Exercise requirements: Print the listing from its top line through the line containing "const explode = [9, 0, 0, 0, 0];", nothing more, and leave out the pictures.

— start Task data —

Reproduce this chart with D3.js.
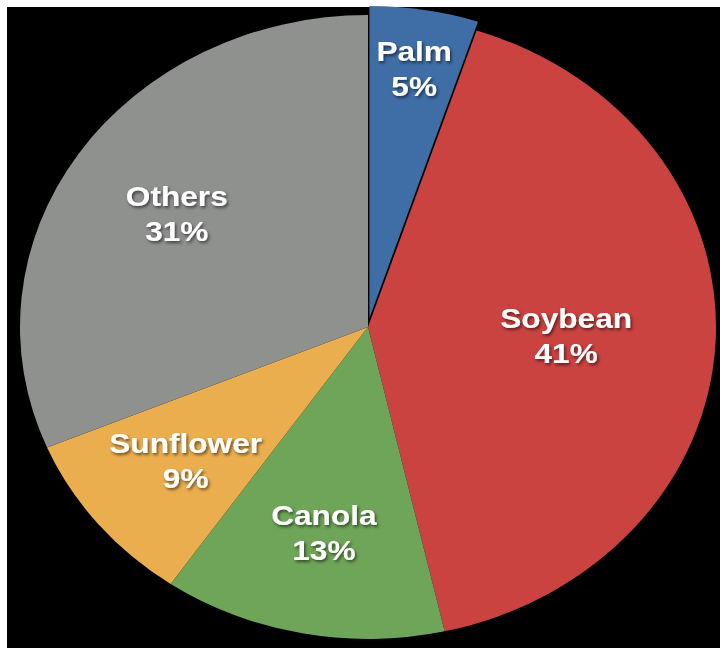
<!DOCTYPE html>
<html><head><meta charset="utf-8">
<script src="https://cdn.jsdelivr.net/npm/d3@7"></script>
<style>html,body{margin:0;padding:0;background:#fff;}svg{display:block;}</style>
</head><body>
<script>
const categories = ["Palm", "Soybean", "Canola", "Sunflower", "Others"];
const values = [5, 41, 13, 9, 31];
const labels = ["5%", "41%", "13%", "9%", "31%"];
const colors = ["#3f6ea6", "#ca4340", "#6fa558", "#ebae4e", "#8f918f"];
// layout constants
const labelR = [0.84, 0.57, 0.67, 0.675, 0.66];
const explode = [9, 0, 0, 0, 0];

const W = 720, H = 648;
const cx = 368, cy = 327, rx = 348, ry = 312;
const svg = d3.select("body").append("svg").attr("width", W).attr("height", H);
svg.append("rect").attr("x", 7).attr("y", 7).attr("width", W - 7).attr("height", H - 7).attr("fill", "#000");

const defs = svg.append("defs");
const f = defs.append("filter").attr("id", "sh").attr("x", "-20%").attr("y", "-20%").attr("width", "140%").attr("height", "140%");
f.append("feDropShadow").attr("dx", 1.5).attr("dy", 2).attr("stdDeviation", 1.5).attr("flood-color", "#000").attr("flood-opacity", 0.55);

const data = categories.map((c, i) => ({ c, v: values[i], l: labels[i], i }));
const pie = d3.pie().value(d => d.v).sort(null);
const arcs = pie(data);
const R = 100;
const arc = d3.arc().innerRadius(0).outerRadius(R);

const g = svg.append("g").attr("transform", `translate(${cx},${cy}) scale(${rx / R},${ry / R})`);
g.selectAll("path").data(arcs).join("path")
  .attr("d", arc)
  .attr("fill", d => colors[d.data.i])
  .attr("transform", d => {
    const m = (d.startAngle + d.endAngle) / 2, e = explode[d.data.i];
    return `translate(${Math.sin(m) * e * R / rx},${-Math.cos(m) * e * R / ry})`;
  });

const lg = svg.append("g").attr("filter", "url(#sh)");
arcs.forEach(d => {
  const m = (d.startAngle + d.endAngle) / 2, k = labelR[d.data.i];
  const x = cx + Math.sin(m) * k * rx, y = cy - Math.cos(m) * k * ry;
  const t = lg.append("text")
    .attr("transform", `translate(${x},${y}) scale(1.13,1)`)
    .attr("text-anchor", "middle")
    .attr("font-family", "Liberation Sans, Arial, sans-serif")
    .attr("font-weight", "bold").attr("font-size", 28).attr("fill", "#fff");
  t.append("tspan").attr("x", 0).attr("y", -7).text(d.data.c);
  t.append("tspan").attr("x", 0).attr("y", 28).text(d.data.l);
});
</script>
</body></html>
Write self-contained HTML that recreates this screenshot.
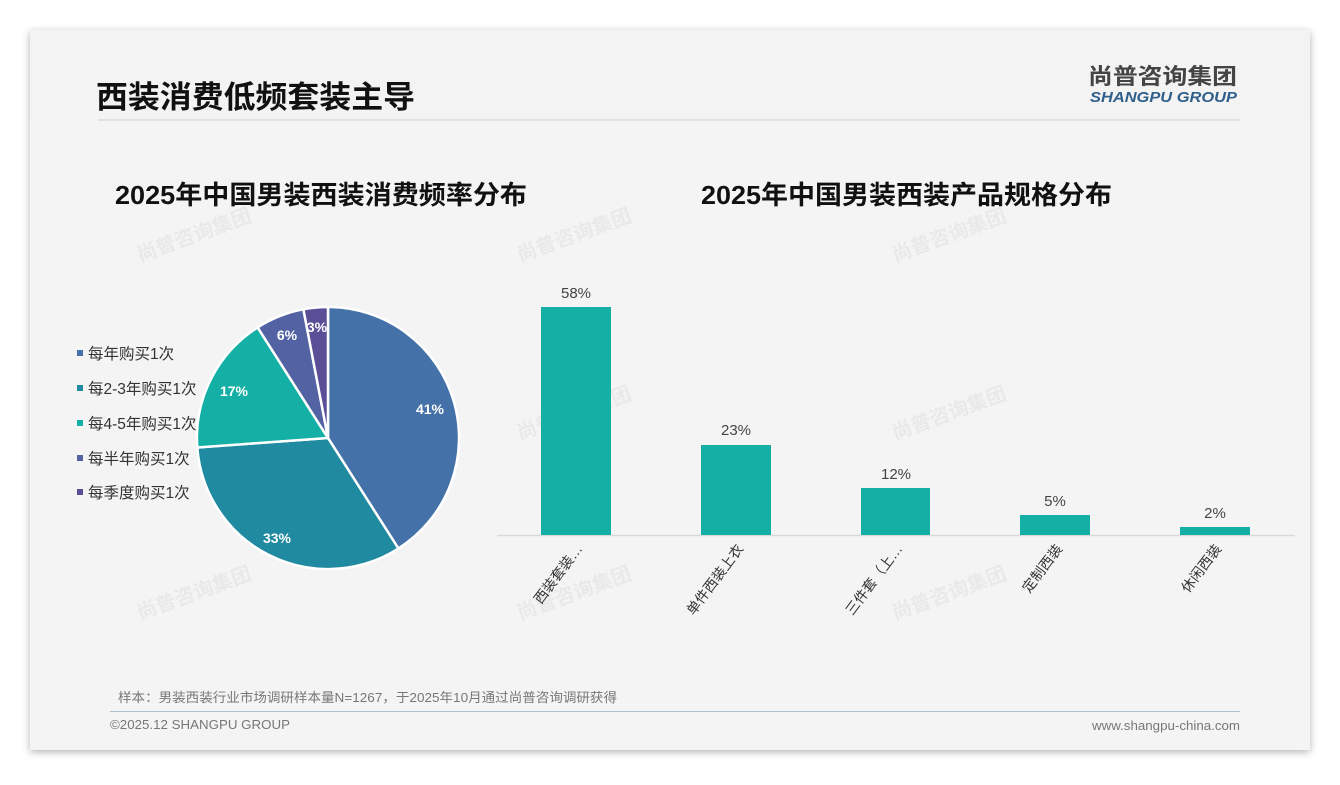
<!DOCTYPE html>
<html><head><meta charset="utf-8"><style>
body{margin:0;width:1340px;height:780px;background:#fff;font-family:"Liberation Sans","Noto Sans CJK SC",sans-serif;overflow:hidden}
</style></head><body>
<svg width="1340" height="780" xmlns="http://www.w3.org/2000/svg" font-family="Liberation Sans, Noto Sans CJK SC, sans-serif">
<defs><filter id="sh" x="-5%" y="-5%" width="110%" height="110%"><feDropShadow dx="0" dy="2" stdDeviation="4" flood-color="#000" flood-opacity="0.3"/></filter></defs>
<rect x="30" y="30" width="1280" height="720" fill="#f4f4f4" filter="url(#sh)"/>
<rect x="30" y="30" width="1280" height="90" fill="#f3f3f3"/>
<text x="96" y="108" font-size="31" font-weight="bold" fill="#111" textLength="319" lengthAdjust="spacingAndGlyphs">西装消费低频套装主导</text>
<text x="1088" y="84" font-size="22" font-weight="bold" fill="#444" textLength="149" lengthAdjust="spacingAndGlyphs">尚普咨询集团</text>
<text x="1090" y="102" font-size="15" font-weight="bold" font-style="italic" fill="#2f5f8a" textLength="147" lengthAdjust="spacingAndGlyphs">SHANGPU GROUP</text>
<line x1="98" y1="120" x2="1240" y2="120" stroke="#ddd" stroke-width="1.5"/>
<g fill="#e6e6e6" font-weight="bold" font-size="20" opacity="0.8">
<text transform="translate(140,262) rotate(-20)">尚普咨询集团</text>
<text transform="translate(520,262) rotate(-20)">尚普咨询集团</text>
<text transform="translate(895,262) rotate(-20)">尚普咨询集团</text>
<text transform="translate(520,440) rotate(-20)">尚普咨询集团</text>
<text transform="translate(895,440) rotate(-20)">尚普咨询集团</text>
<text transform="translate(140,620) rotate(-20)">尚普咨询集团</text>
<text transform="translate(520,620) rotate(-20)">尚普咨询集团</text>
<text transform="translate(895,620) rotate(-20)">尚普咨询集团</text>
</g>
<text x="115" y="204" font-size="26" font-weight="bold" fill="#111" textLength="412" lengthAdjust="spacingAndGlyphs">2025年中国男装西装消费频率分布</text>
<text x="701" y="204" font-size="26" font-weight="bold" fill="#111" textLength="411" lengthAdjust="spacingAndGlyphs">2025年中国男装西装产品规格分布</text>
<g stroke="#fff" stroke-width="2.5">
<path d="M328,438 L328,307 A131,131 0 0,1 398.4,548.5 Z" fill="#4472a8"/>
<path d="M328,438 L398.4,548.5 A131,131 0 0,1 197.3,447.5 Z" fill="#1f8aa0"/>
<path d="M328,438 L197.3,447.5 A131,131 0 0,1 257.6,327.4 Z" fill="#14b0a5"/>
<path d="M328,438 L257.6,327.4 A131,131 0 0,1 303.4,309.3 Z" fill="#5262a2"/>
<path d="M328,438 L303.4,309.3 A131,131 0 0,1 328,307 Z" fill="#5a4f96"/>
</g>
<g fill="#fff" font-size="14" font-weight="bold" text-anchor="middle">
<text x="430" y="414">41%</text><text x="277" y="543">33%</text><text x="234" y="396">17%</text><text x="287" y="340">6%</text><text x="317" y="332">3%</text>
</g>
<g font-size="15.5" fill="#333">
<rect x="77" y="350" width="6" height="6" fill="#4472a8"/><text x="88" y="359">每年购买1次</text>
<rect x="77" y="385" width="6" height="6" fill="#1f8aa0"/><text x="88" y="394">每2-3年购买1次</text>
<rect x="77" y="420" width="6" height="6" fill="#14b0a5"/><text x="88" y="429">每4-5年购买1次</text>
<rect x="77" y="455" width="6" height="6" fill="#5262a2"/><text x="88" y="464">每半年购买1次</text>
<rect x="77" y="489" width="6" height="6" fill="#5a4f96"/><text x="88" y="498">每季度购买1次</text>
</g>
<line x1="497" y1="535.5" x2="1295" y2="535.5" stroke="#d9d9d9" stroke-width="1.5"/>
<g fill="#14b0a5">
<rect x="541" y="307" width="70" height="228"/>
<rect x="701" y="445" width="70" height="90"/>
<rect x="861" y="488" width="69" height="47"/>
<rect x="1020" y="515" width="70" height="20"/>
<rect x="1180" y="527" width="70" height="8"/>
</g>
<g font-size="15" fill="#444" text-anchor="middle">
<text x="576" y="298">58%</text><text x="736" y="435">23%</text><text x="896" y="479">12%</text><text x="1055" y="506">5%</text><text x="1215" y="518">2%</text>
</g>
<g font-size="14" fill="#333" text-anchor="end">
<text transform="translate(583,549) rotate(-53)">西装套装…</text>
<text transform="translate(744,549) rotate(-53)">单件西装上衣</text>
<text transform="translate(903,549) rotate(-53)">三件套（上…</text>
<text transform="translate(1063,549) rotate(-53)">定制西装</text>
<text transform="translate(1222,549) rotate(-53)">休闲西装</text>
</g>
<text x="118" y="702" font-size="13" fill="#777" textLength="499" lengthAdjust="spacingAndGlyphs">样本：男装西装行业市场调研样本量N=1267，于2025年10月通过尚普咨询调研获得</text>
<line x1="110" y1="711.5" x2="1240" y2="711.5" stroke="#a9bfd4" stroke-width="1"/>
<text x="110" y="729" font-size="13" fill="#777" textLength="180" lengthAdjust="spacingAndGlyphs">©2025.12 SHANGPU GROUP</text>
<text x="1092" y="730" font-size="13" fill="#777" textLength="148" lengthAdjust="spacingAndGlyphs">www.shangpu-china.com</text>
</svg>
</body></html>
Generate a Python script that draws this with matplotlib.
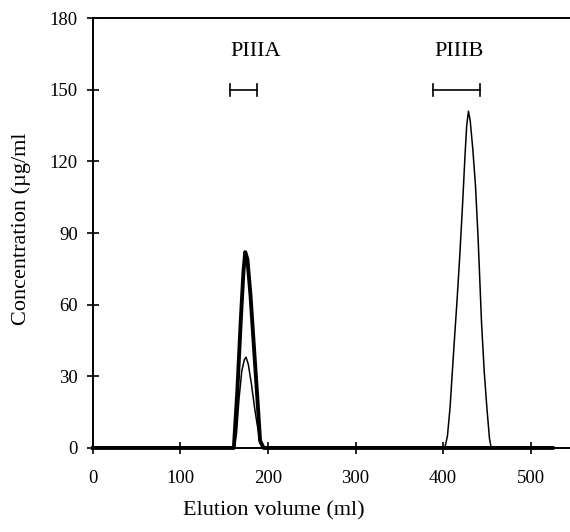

— end Task data —

Exercise response:
Reproduce this chart with D3.js.
<!DOCTYPE html>
<html><head><meta charset="utf-8">
<script src="https://cdn.jsdelivr.net/npm/d3@7"></script>
<style>html,body{margin:0;padding:0;background:#fff;}svg{display:block;}</style>
</head><body>
<script>
const categories = ["Palm", "Soybean", "Canola", "Sunflower", "Others"];
const values = [5, 41, 13, 9, 31];
const labels = ["5%", "41%", "13%", "9%", "31%"];
const colors = ["#3f6ea6", "#ca4340", "#6fa558", "#ebae4e", "#8f918f"];
// layout constants
const labelR = [0.84, 0.57, 0.67, 0.675, 0.66];
const explode = [9, 0, 0, 0, 0];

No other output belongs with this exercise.